Al fin la fiesta de Navidad hace sentir a nuestro enfermo la necesidad de acercarse al Dios de Belén. El 23 de diciembre capitula frente a la gracia y se acerca a la Sagrada Mesa. Y Dios le recompensa dándole tanta serenidad que le parece bello el sufrimiento y ama la ceguera. El 31 de diciembre, cuando el año moría, la luz se extingue también por completo en los ojos del enfermo, que ahora comprende y goza la única alegría: poseer un corazón en paz con Dios.
Una mañana solicita partir. Nada tiene que hacer allí ya. El director piensa lo mismo y concede el permiso. Pero la Hermana que le había cuidado le suplica no se marche sin unirse con ellos durante nueve días para pedir su curación.
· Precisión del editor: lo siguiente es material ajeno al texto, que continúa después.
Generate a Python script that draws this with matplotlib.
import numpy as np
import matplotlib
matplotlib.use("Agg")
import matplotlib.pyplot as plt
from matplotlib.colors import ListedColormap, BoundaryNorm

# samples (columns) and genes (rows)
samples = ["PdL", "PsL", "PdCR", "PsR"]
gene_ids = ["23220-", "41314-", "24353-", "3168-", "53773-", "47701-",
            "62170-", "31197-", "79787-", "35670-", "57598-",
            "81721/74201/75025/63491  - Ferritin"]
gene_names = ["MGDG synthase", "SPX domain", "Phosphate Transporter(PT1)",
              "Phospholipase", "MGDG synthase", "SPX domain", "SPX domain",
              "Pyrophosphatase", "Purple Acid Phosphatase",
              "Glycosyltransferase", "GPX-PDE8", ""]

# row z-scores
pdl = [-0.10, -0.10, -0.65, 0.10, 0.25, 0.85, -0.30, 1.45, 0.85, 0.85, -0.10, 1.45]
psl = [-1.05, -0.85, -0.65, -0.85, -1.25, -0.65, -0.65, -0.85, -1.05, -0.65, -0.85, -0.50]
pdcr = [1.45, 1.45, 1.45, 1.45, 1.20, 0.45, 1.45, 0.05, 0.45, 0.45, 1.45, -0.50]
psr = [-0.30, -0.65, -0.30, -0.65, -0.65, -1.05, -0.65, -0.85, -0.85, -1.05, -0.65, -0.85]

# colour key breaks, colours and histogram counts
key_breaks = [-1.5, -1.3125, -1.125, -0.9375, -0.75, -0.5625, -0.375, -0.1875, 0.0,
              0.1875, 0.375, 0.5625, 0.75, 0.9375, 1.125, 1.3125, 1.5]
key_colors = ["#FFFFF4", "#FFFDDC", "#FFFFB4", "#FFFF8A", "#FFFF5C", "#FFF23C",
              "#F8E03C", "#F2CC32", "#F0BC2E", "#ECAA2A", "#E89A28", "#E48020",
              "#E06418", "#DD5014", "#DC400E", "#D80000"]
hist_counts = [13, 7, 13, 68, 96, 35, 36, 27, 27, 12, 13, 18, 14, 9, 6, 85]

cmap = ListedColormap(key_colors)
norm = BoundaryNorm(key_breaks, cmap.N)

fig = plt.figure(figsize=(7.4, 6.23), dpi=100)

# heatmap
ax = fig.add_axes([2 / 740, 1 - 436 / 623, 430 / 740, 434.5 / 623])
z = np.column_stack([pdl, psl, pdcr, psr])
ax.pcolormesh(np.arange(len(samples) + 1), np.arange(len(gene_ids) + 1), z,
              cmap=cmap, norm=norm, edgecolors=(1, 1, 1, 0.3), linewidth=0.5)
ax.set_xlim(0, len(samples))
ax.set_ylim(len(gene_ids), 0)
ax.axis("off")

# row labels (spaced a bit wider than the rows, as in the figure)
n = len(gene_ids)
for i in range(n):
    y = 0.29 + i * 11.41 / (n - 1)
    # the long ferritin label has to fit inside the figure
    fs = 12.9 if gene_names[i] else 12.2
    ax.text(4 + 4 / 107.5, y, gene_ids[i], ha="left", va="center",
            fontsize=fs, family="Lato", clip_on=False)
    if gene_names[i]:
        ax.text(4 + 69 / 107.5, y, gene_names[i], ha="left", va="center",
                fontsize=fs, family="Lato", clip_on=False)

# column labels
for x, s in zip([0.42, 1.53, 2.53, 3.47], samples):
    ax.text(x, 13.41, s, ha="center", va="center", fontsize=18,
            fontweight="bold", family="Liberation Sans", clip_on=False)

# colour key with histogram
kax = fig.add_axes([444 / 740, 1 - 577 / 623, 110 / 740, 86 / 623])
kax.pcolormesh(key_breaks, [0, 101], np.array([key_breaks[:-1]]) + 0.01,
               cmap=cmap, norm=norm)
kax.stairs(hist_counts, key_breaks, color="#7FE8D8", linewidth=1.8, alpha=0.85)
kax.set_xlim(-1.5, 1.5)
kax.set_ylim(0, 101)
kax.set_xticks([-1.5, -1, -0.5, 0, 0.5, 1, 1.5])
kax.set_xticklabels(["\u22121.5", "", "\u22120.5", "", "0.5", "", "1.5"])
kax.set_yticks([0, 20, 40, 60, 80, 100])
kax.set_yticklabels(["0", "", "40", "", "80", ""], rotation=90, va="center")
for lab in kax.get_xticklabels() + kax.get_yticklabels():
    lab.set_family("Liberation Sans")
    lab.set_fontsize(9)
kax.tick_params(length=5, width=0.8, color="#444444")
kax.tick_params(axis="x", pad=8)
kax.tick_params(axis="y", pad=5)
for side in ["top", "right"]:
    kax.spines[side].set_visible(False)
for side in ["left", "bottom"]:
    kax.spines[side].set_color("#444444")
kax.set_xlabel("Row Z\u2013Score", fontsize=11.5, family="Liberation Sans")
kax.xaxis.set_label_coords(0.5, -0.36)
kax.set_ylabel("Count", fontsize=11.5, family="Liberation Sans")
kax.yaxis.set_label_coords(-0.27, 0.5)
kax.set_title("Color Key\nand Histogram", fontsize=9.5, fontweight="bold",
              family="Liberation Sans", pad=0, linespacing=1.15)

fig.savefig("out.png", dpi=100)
Harían la novena a la Santísima Virgen poniendo por intercesora a Sor Catalina Labouré, la «privilegiada de la Virgen», la Hija de la Caridad que propagó la Medalla Milagrosa.
¡El milagro!
Un milagro era lo que pedían ahora: Y la novena comenzó. «No quiero pedir mi curación —son palabras textuales del enfermo— porque sé que he merecido la ceguera y porque temo que al recobrar la vista pierda la fe, ahora que sé lo que vale. Una sola gracia pediré estos días: sufrir siempre más para que no sea tan fuerte el dolor de mi madre cuando se entere».
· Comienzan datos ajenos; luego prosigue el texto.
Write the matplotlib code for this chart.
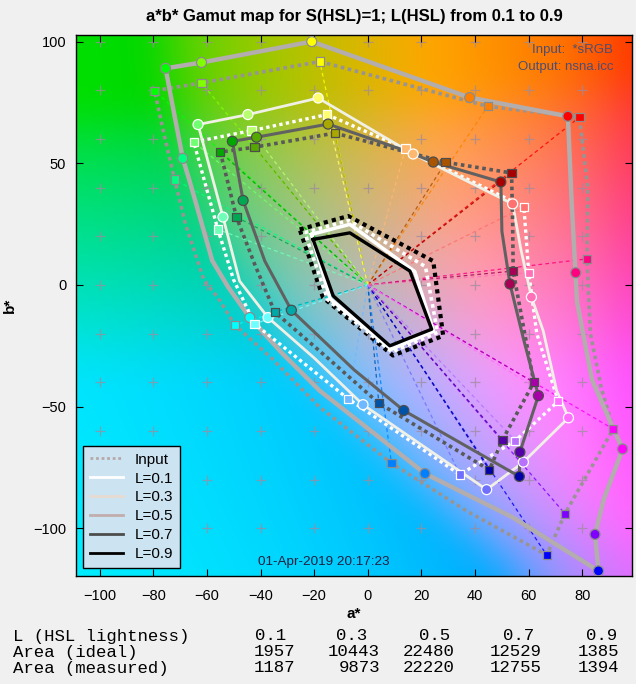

La novena terminó el 14 de febrero. Aquel mismo día escribían a un amigo del enfermo, a Milán, para que le acompañase a su casa. Pero otro Amigo, el Gran Amigo, se presentó en el Hospital de Santa María de la Scala, visitando con su amistad única y gloriosa al pobre ciego. Era domingo. En la Misa acababan de leer el Evangelio del ciego de Jericó; y al terminar la Misa, he aquí que el prodigio se repite. Al dirigirse el enfermo a la escalera de la clínica ve de pronto a la Hermana. Su emoción es tan grande que tiene que apoyarse en la pared para no caer.
— ¡Veo, Hermana, veo! — repite sin cesar—.
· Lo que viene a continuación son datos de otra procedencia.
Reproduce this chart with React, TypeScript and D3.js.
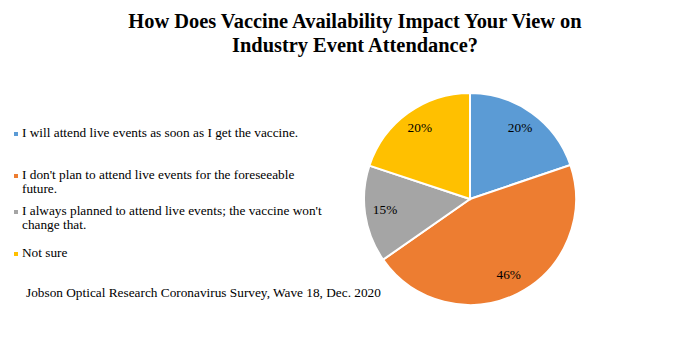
import React from "react";
import * as d3 from "d3";

const categories = [
  "I will attend live events as soon as I get the vaccine.",
  "I don't plan to attend live events for the foreseeable future.",
  "I always planned to attend live events; the vaccine won't change that.",
  "Not sure",
];
const legendLines = [
  ["I will attend live events as soon as I get the vaccine."],
  ["I don't plan to attend live events for the foreseeable", "future."],
  ["I always planned to attend live events; the vaccine won't", "change that."],
  ["Not sure"],
];
const values = [19.8, 45.5, 14.8, 19.9];
const colors = ["#5B9BD5", "#ED7D31", "#A5A5A5", "#FFC000"];
const titleLines = [
  "How Does Vaccine Availability Impact Your View on",
  "Industry Event Attendance?",
];
const source = "Jobson Optical Research Coronavirus Survey, Wave 18, Dec. 2020";

const W = 700;
const H = 337;
const cx = 470;
const cy = 199;
const R = 106;
const legendY = [137, 179, 215, 257];

export default function App() {
  const pie = d3.pie<number>().sort(null).value((d) => d)(values);
  const arc = d3.arc<d3.PieArcDatum<number>>().innerRadius(0).outerRadius(R);
  const labelArc = d3
    .arc<d3.PieArcDatum<number>>()
    .innerRadius(R * 0.81)
    .outerRadius(R * 0.81);
  const font = "'Liberation Serif', 'Times New Roman', serif";
  return (
    <svg
      width={W}
      height={H}
      style={{ position: "absolute", left: 0, top: 0, background: "#fff" }}
      fontFamily={font}
    >
      <rect width={W} height={H} fill="#fff" />
      {titleLines.map((t, i) => (
        <text
          key={i}
          x={355}
          y={28 + i * 24}
          textAnchor="middle"
          fontWeight="bold"
          fontSize={20.4}
          fill="#000"
        >
          {t}
        </text>
      ))}
      <g transform={`translate(${cx},${cy})`}>
        {pie.map((p, i) => (
          <path
            key={i}
            d={arc(p) || ""}
            fill={colors[i]}
            stroke="#fff"
            strokeWidth={2}
          />
        ))}
        {pie.map((p, i) => {
          const [x, y] = labelArc.centroid(p);
          return (
            <text
              key={"l" + i}
              x={x}
              y={y}
              textAnchor="middle"
              dominantBaseline="middle"
              fontSize={13.3}
              fill="#000"
            >
              {Math.round(values[i])}%
            </text>
          );
        })}
      </g>
      {categories.map((c, i) => (
        <g key={c}>
          <rect x={14} y={legendY[i] - 5} width={4} height={4} fill={colors[i]} />
          {legendLines[i].map((l, j) => (
            <text key={j} x={22} y={legendY[i] + j * 14} fontSize={13.3} fill="#000">
              {l}
            </text>
          ))}
        </g>
      ))}
      <text x={26} y={297} fontSize={13.3} fill="#000">
        {source}
      </text>
    </svg>
  );
}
Después corre él solo a la iglesia a arrodillarse ante el altar y decir entre sollozos toda su gratitud a la vidente de la Virgen y, sobre todo, a la Virgen Milagrosa. Los médicos reconocieron lealmente el hecho, tanto más extraordinario cuanto que la ceguera había sido progresiva.
Un gran ramo de flores había llegado al Hospital. Era el homenaje de la ciencia, incrédula, pero que se rendía ante los hechos. Uno de los médicos que le habían tratado firmaba la notita que acompañaba a las flores: «Aunque yo no creo, le envío estas flores para su Virgen. Déselas usted. No puedo negar que es algo extraordinario».